WHAT TO PRODUCE – Take the material below and retype it in full; pictures are left out.

SOURCE DATA –

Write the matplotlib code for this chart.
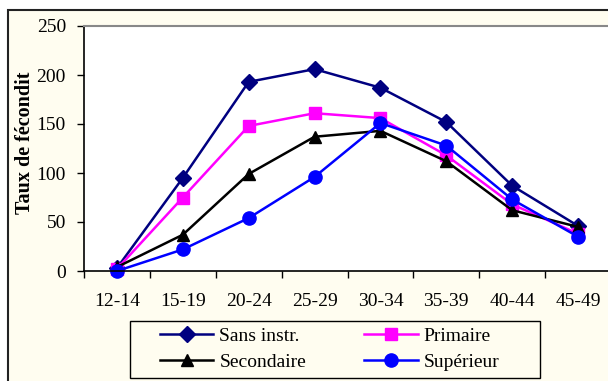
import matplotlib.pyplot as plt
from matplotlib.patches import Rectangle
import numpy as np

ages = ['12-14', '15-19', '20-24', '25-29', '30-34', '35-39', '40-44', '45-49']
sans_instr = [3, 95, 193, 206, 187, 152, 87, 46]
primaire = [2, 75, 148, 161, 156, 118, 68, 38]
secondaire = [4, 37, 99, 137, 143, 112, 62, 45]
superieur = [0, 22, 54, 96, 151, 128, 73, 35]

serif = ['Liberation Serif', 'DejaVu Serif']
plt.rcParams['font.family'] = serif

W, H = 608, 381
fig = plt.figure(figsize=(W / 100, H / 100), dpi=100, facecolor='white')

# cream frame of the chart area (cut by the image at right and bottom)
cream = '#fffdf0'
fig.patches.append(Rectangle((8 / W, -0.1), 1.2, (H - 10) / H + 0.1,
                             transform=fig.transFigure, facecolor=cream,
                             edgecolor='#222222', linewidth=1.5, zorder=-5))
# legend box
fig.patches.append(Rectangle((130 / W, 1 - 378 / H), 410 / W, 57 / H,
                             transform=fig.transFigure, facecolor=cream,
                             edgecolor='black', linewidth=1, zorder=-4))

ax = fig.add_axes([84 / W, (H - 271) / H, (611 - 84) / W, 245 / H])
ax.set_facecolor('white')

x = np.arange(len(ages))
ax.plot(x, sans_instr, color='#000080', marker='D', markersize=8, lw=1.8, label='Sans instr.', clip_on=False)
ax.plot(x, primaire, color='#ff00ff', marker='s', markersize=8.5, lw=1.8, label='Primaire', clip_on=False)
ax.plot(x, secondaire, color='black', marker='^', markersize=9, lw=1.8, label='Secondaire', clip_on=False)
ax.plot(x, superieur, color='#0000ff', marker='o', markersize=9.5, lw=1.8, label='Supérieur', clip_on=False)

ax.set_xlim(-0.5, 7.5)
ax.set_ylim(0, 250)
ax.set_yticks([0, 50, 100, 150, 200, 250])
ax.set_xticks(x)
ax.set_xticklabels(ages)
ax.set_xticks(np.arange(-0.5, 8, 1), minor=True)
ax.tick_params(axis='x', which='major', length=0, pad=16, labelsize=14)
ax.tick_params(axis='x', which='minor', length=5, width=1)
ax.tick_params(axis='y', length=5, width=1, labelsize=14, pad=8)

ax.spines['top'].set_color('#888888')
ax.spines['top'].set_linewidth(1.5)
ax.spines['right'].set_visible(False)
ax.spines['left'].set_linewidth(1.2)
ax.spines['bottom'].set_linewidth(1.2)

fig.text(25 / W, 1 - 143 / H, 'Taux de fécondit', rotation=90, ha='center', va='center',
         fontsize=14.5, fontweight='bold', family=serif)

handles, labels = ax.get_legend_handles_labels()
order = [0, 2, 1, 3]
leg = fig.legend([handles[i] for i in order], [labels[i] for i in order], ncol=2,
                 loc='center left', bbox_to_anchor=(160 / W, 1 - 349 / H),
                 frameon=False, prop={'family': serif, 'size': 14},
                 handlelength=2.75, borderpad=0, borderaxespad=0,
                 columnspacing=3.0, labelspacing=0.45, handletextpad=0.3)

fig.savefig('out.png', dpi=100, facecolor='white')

COMPLETED EXERCISE –
Write the matplotlib code for this chart.
import matplotlib.pyplot as plt
from matplotlib.patches import Rectangle
import numpy as np

ages = ['12-14', '15-19', '20-24', '25-29', '30-34', '35-39', '40-44', '45-49']
sans_instr = [3, 95, 193, 206, 187, 152, 87, 46]
primaire = [2, 75, 148, 161, 156, 118, 68, 38]
secondaire = [4, 37, 99, 137, 143, 112, 62, 45]
superieur = [0, 22, 54, 96, 151, 128, 73, 35]

serif = ['Liberation Serif', 'DejaVu Serif']
plt.rcParams['font.family'] = serif

W, H = 608, 381
fig = plt.figure(figsize=(W / 100, H / 100), dpi=100, facecolor='white')

# cream frame of the chart area (cut by the image at right and bottom)
cream = '#fffdf0'
fig.patches.append(Rectangle((8 / W, -0.1), 1.2, (H - 10) / H + 0.1,
                             transform=fig.transFigure, facecolor=cream,
                             edgecolor='#222222', linewidth=1.5, zorder=-5))
# legend box
fig.patches.append(Rectangle((130 / W, 1 - 378 / H), 410 / W, 57 / H,
                             transform=fig.transFigure, facecolor=cream,
                             edgecolor='black', linewidth=1, zorder=-4))

ax = fig.add_axes([84 / W, (H - 271) / H, (611 - 84) / W, 245 / H])
ax.set_facecolor('white')

x = np.arange(len(ages))
ax.plot(x, sans_instr, color='#000080', marker='D', markersize=8, lw=1.8, label='Sans instr.', clip_on=False)
ax.plot(x, primaire, color='#ff00ff', marker='s', markersize=8.5, lw=1.8, label='Primaire', clip_on=False)
ax.plot(x, secondaire, color='black', marker='^', markersize=9, lw=1.8, label='Secondaire', clip_on=False)
ax.plot(x, superieur, color='#0000ff', marker='o', markersize=9.5, lw=1.8, label='Supérieur', clip_on=False)

ax.set_xlim(-0.5, 7.5)
ax.set_ylim(0, 250)
ax.set_yticks([0, 50, 100, 150, 200, 250])
ax.set_xticks(x)
ax.set_xticklabels(ages)
ax.set_xticks(np.arange(-0.5, 8, 1), minor=True)
ax.tick_params(axis='x', which='major', length=0, pad=16, labelsize=14)
ax.tick_params(axis='x', which='minor', length=5, width=1)
ax.tick_params(axis='y', length=5, width=1, labelsize=14, pad=8)

ax.spines['top'].set_color('#888888')
ax.spines['top'].set_linewidth(1.5)
ax.spines['right'].set_visible(False)
ax.spines['left'].set_linewidth(1.2)
ax.spines['bottom'].set_linewidth(1.2)

fig.text(25 / W, 1 - 143 / H, 'Taux de fécondit', rotation=90, ha='center', va='center',
         fontsize=14.5, fontweight='bold', family=serif)

handles, labels = ax.get_legend_handles_labels()
order = [0, 2, 1, 3]
leg = fig.legend([handles[i] for i in order], [labels[i] for i in order], ncol=2,
                 loc='center left', bbox_to_anchor=(160 / W, 1 - 349 / H),
                 frameon=False, prop={'family': serif, 'size': 14},
                 handlelength=2.75, borderpad=0, borderaxespad=0,
                 columnspacing=3.0, labelspacing=0.45, handletextpad=0.3)

fig.savefig('out.png', dpi=100, facecolor='white')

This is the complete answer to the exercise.